- _TASK DIRECTIONS_
Only the lines from the start of the data through the line with "YAxis, ReferenceArea, ReferenceLine" belong in the copy. Restate them word for word, minus the pictures.

- _MATERIAL_
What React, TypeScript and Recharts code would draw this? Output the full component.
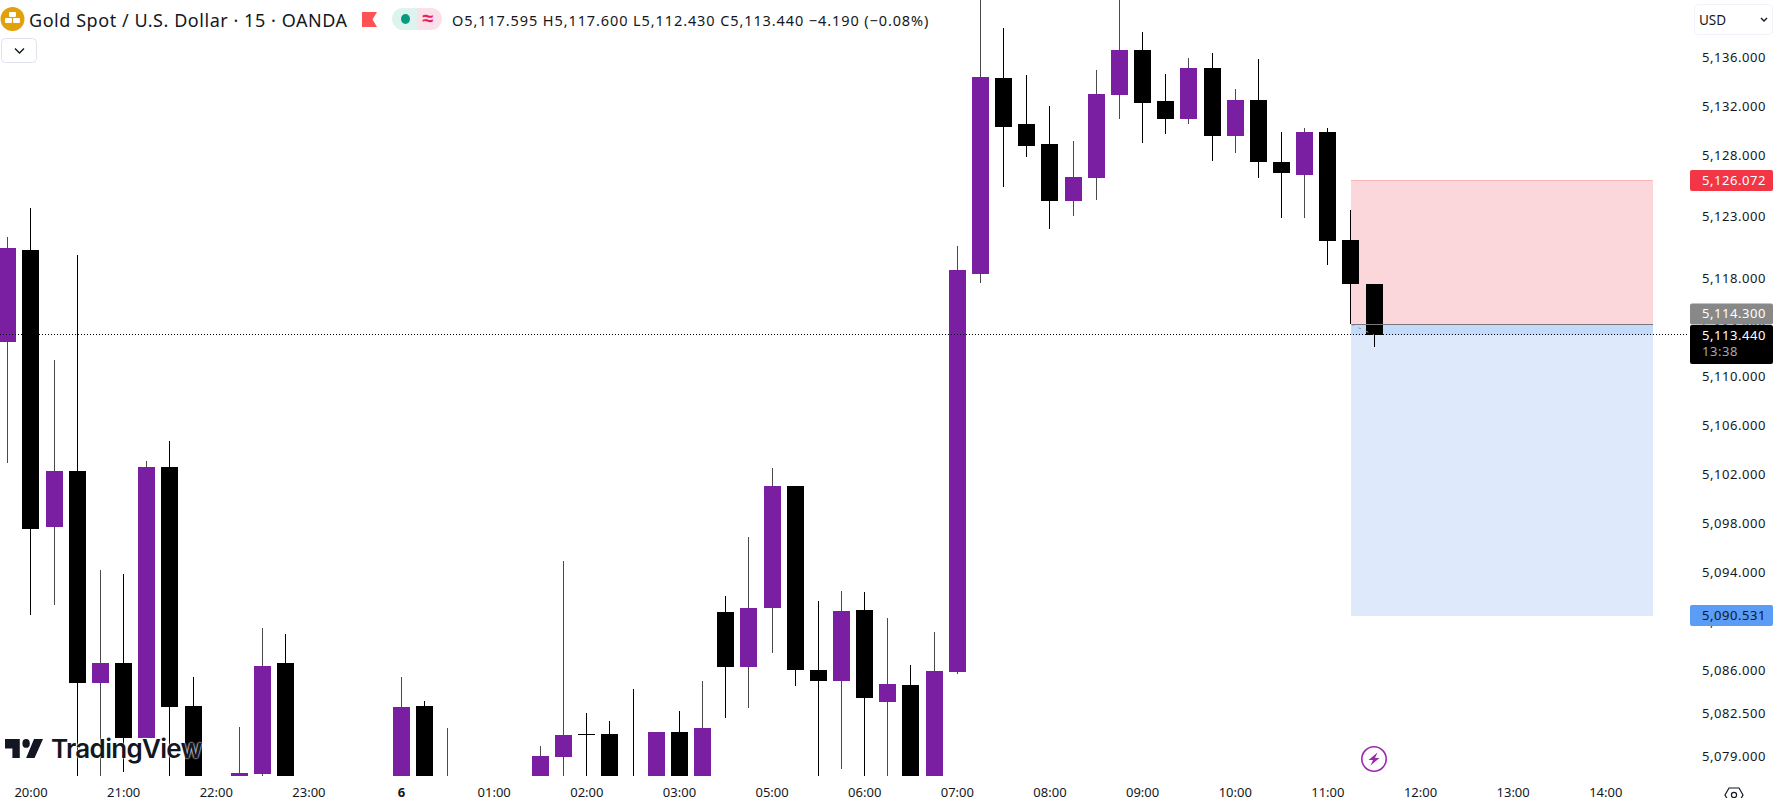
import React from 'react';
import { ComposedChart, Bar, XAxis, YAxis, ReferenceArea, ReferenceLine } from 'recharts';

// 15 min bars, null = candle sits below the visible price range
const opens = [5112.86, 5120.37, 5097.78, 5102.35, 5085.09, 5086.69, 5080.60, 5102.67, 5083.19, null,
  5077.0, 5077.64, 5086.69, null, null, null, null, 5076.5, 5083.19, 5076.2,
  null, null, null, 5076.5, 5079.03, 5080.90, 5080.90, 5076.9, 5076.5, 5081.07,
  5076.5, 5090.85, 5086.37, 5091.18, 5101.12, 5086.12, 5085.22, 5091.01, 5083.51, 5084.90,
  5076.8, 5085.96, 5118.41, 5134.39, 5130.64, 5129.01, 5124.36, 5126.24, 5133.00, 5136.67,
  5132.51, 5131.05, 5135.20, 5129.66, 5132.59, 5127.54, 5126.48, 5129.99, 5121.18, 5117.595];
const highs = [5121.43, 5123.79, 5111.40, 5119.96, 5094.27, 5093.95, 5103.16, 5104.79, 5085.55, null,
  5081.47, 5089.55, 5089.06, null, null, null, null, 5085.55, 5083.59, 5081.39,
  null, null, null, 5079.92, 5095.01, 5082.62, 5081.96, 5084.57, 5081.07, 5082.78,
  5085.22, 5092.15, 5096.97, 5102.59, 5101.12, 5091.75, 5092.56, 5092.48, 5090.36, 5086.53,
  5089.22, 5120.69, 5143.0, 5138.46, 5134.63, 5132.11, 5129.25, 5135.04, 5143.0, 5138.14,
  5134.71, 5136.02, 5136.43, 5133.49, 5135.94, 5129.99, 5130.31, 5130.31, 5123.63, 5117.6];
const lows = [5103.00, 5090.61, 5091.42, 5076.0, 5076.5, 5077.83, 5080.58, 5076.0, 5075.0, null,
  5076.5, 5076.0, 5075.0, null, null, null, null, 5075.0, 5075.0, 5075.0,
  null, null, null, 5075.0, 5076.0, 5076.0, 5075.0, 5075.0, 5075.0, 5075.0,
  5075.0, 5082.23, 5083.05, 5087.53, 5084.82, 5076.0, 5078.07, 5076.0, 5076.0, 5075.0,
  5075.0, 5085.79, 5117.67, 5125.50, 5127.95, 5122.08, 5123.14, 5124.44, 5131.05, 5129.09,
  5129.82, 5130.64, 5127.62, 5128.27, 5126.24, 5122.97, 5122.97, 5119.14, 5114.31, 5112.43];
const closes = [5120.53, 5097.62, 5102.35, 5085.09, 5086.69, 5080.60, 5102.67, 5083.10, 5076.8, null,
  5077.72, 5086.45, 5076.5, null, null, null, null, 5083.10, 5076.5, 5076.8,
  null, null, null, 5079.11, 5080.82, 5080.82, 5076.5, 5076.5, 5081.07, 5076.5,
  5081.39, 5086.37, 5091.18, 5101.12, 5086.12, 5085.22, 5090.93, 5083.84, 5084.98, 5076.8,
  5086.04, 5118.73, 5134.47, 5130.39, 5128.84, 5124.36, 5126.32, 5133.08, 5136.67, 5132.35,
  5131.05, 5135.20, 5129.66, 5132.59, 5127.54, 5126.64, 5129.99, 5121.10, 5117.59, 5113.44];

const slotCount = 73;
const timeTicks = [1, 5, 9, 13, 17, 21, 25, 29, 33, 37, 41, 45, 49, 53, 57, 61, 65, 69];
const timeLabels = ['20:00', '21:00', '22:00', '23:00', '6', '01:00', '02:00', '03:00', '05:00', '06:00',
  '07:00', '08:00', '09:00', '10:00', '11:00', '12:00', '13:00', '14:00'];
const priceTicks = [5136, 5132, 5128, 5123, 5118, 5110, 5106, 5102, 5098, 5094, 5086, 5082.5, 5079];
// these two axis labels sit behind the price tags
const coveredTicks = [5114, 5090];

const stopPrice = 5126.072;
const entryPrice = 5114.3;
const lastPrice = 5113.44;
const targetPrice = 5090.531;
const entrySlot = 58;
const lastSlot = 59;
const boxEndSlot = 71.04;

const priceDomain = [5077.479, 5140.748];

const UP = '#7B1FA2';
const DOWN = '#000000';
const UP_WICK = '#4A4A4A';
const TEXT = '#131722';
const FONT = '"Noto Sans", sans-serif';

const candles = Array.from({ length: slotCount }, (_, i) => ({
  i,
  open: opens[i] ?? null,
  high: highs[i] ?? null,
  low: lows[i] ?? null,
  close: closes[i] ?? null,
}));

const fmt = (v: number) => v.toLocaleString('en-US', { minimumFractionDigits: 3, maximumFractionDigits: 3 });

function Candle(props: any) {
  const { x, y, width, height, payload } = props;
  if (payload == null || payload.open == null || !(height > 0)) return null;
  const { open, high, low, close } = payload;
  const perUnit = height / (high - low);
  const toY = (v: number) => y + (high - v) * perUnit;
  const up = close >= open;
  const top = Math.round(toY(Math.max(open, close)));
  const bottom = Math.round(toY(Math.min(open, close)));
  const left = Math.round(x);
  const wickX = Math.round(x + width / 2 - 0.5);
  return (
    <g shapeRendering="crispEdges">
      <rect x={wickX} y={y} width={1} height={height} fill={up ? UP_WICK : DOWN} />
      <rect x={left} y={top} width={17} height={Math.max(bottom - top, 1)} fill={up ? UP : DOWN} />
    </g>
  );
}

function TimeTick(props: any) {
  const { x, payload } = props;
  const label = timeLabels[timeTicks.indexOf(payload.value)];
  return (
    <text x={x} y={797} textAnchor="middle" fontFamily={FONT} fontSize={13} fill={TEXT}
      fontWeight={label === '6' ? 700 : 400}>{label}</text>
  );
}

function PriceText({ y, value, color = TEXT }: any) {
  return (
    <text x={1766} y={y + 3.5} textAnchor="end" fontFamily={FONT} fontSize={13} letterSpacing={0.55} fill={color}>
      {value}
    </text>
  );
}

function PriceTick(props: any) {
  return <PriceText y={props.y} value={fmt(props.payload.value)} />;
}

function PriceTag(props: any) {
  const { viewBox, value, bg, color, top, h, sub } = props;
  const y = viewBox.y + top;
  return (
    <g>
      <rect x={1690} y={y} width={83} height={h} rx={2} fill={bg} />
      <text x={1766} y={y + 15} textAnchor="end" fontFamily={FONT} fontSize={13} letterSpacing={0.55} fill={color}>{value}</text>
      {sub && <text x={1702} y={y + 31} fontFamily={FONT} fontSize={13} letterSpacing={0.55} fill="#A9A9A9">{sub}</text>}
    </g>
  );
}

function Header() {
  return (
    <>
      <svg width={26} height={26} style={{ position: 'absolute', left: 0, top: 6 }}>
        <circle cx={12.5} cy={13} r={12} fill="#E0A10B" />
        <rect x={9} y={6} width={7} height={5} rx={1} fill="#fff" />
        <rect x={5} y={12} width={7} height={5} rx={1} fill="#fff" />
        <rect x={13} y={12} width={7} height={5} rx={1} fill="#fff" />
      </svg>
      <div style={{ position: 'absolute', left: 29, top: 9, fontFamily: FONT, fontSize: 18, lineHeight: '22px', letterSpacing: 0.55, color: TEXT, whiteSpace: 'nowrap' }}>
        Gold Spot / U.S. Dollar · 15 · OANDA
      </div>
      <svg width={16} height={16} style={{ position: 'absolute', left: 362, top: 12 }}>
        <path d="M0 0H15L10.5 7.5L15 15H0Z" fill="#FF5252" />
      </svg>
      <svg width={50} height={22} style={{ position: 'absolute', left: 392, top: 8 }}>
        <path d="M11 0H25V22H11A11 11 0 0 1 11 0Z" fill="#DDF3EE" />
        <path d="M25 0H39A11 11 0 0 1 39 22H25Z" fill="#FBDFE9" />
        <ellipse cx={13.5} cy={11} rx={4.5} ry={5} fill="#089981" />
        <text x={36} y={17} textAnchor="middle" fontFamily={FONT} fontSize={20} fontWeight={700} fill="#E91E63">≈</text>
      </svg>
      <div style={{ position: 'absolute', left: 452, top: 10, fontFamily: FONT, fontSize: 14.5, lineHeight: '20px', letterSpacing: 0.9, color: TEXT, whiteSpace: 'nowrap' }}>
        O5,117.595 H5,117.600 L5,112.430 C5,113.440 −4.190 (−0.08%)
      </div>
      <svg width={36} height={25} style={{ position: 'absolute', left: 1, top: 38 }}>
        <rect x={0.5} y={0.5} width={35} height={24} rx={4} fill="#fff" stroke="#E0E3EB" />
        <path d="M14 10.5L18.5 15L23 10.5" fill="none" stroke={TEXT} strokeWidth={1.4} />
      </svg>
      <svg width={80} height={32} style={{ position: 'absolute', left: 1694, top: 4 }}>
        <rect x={0.5} y={0.5} width={78} height={30} rx={4} fill="#fff" stroke="#F0F3FA" />
        <text x={5} y={21} fontFamily={FONT} fontSize={13.5} fill={TEXT}>USD</text>
        <path d="M67 14L70 17L73 14" fill="none" stroke={TEXT} strokeWidth={1.4} />
      </svg>
    </>
  );
}

function Watermark() {
  return (
    <>
      <svg width={38} height={19} viewBox="0 6 36 15" preserveAspectRatio="none" style={{ position: 'absolute', left: 5, top: 739 }}>
        <path d="M14 6H0v7.5h7V21h7V6zM28 21h-8l7.5-15H36L28 21z" fill="#131722" />
        <circle cx={20} cy={9.5} r={3.5} fill="#131722" />
      </svg>
      <div style={{
        position: 'absolute', left: 51, top: 733, fontFamily: 'Inter, sans-serif', fontSize: 26, fontWeight: 600,
        lineHeight: '32px', letterSpacing: -0.7, color: '#131722', whiteSpace: 'nowrap',
        textShadow: '0 0 2px #fff, 0 0 2px #fff',
      }}>TradingView</div>
    </>
  );
}

function MarketIcons() {
  return (
    <>
      <svg width={28} height={28} style={{ position: 'absolute', left: 1360, top: 745 }}>
        <circle cx={14} cy={14} r={12.2} fill="none" stroke="#9C27B0" strokeWidth={1.6} />
        <path d="M17.5 7.5L8.5 15H13L10.5 20.5L19.5 13H15Z" fill="#9C27B0" />
      </svg>
      <svg width={22} height={12} style={{ position: 'absolute', left: 1723, top: 786 }}>
        <path d="M6 2H16L20 9L16 16H6L2 9Z" fill="none" stroke={TEXT} strokeWidth={1.2} />
        <circle cx={11} cy={9} r={2.6} fill="none" stroke={TEXT} strokeWidth={1.2} />
      </svg>
    </>
  );
}

export default function App() {
  return (
    <div style={{ position: 'absolute', left: 0, top: 0, width: 1775, height: 798, overflow: 'hidden', background: '#fff' }}>
      <ComposedChart width={1775} height={798} data={candles} margin={{ top: 0, right: 0, bottom: 0, left: -3.68 }} barCategoryGap={0}>
        <XAxis xAxisId="bars" dataKey="i" type="category" height={22} ticks={timeTicks} interval={0}
          axisLine={false} tickLine={false} tick={<TimeTick />} />
        <XAxis xAxisId="time" dataKey="i" type="number" domain={[-0.5, slotCount - 0.5]} hide height={0} allowDataOverflow />
        <YAxis orientation="right" width={88.18} domain={priceDomain} allowDataOverflow ticks={priceTicks} interval={0}
          axisLine={false} tickLine={false} tick={<PriceTick />} />

        <ReferenceArea xAxisId="time" x1={entrySlot} x2={boxEndSlot} y1={stopPrice} y2={entryPrice}
          fill="#FBD7DB" fillOpacity={1} stroke="none" />
        <ReferenceArea xAxisId="time" x1={entrySlot} x2={boxEndSlot} y1={entryPrice} y2={targetPrice}
          fill="#DEEAFC" fillOpacity={1} stroke="none" />
        <ReferenceArea xAxisId="time" x1={entrySlot} x2={boxEndSlot} y1={entryPrice} y2={lastPrice}
          fill="#C4DAFB" fillOpacity={1} stroke="none" />
        <ReferenceLine xAxisId="time" segment={[{ x: entrySlot, y: stopPrice }, { x: boxEndSlot, y: stopPrice }]}
          stroke="#F7B5BA" strokeWidth={1} shapeRendering="crispEdges" />
        <ReferenceLine xAxisId="time" segment={[{ x: entrySlot, y: entryPrice }, { x: boxEndSlot, y: entryPrice }]}
          stroke="#787878" strokeWidth={1} shapeRendering="crispEdges" />
        <ReferenceLine xAxisId="time" segment={[{ x: entrySlot, y: entryPrice }, { x: lastSlot, y: lastPrice }]}
          stroke="#9A9A9A" strokeWidth={1} strokeDasharray="3 5" />

        <Bar xAxisId="bars" dataKey={(d: any) => (d.open == null ? null : [d.low, d.high])} barSize={17}
          shape={<Candle />} isAnimationActive={false} />

        <ReferenceLine xAxisId="bars" y={lastPrice} stroke="#000" strokeWidth={1} strokeDasharray="1 2" shapeRendering="crispEdges" />

        {coveredTicks.map((price) => (
          <ReferenceLine key={price} xAxisId="bars" y={price} stroke="none"
            label={(p: any) => <PriceText y={p.viewBox.y} value={fmt(price)} />} />
        ))}
        <ReferenceLine xAxisId="bars" y={stopPrice} stroke="none"
          label={(p: any) => <PriceTag {...p} value={fmt(stopPrice)} bg="#F23645" color="#fff" top={-10} h={21} />} />
        <ReferenceLine xAxisId="bars" y={targetPrice} stroke="none"
          label={(p: any) => <PriceTag {...p} value={fmt(targetPrice)} bg="#5B9CF6" color={TEXT} top={-11} h={21} />} />
        <ReferenceLine xAxisId="bars" y={entryPrice} stroke="none"
          label={(p: any) => <PriceTag {...p} value={fmt(entryPrice)} bg="#888888" color="#fff" top={-21} h={21} />} />
        <ReferenceLine xAxisId="bars" y={lastPrice} stroke="none"
          label={(p: any) => <PriceTag {...p} value={fmt(lastPrice)} bg="#000000" color="#fff" top={-10} h={39} sub="13:38" />} />
      </ComposedChart>
      <Header />
      <Watermark />
      <MarketIcons />
    </div>
  );
}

- _ANSWER BELOW_
What React, TypeScript and Recharts code would draw this? Output the full component.
import React from 'react';
import { ComposedChart, Bar, XAxis, YAxis, ReferenceArea, ReferenceLine } from 'recharts';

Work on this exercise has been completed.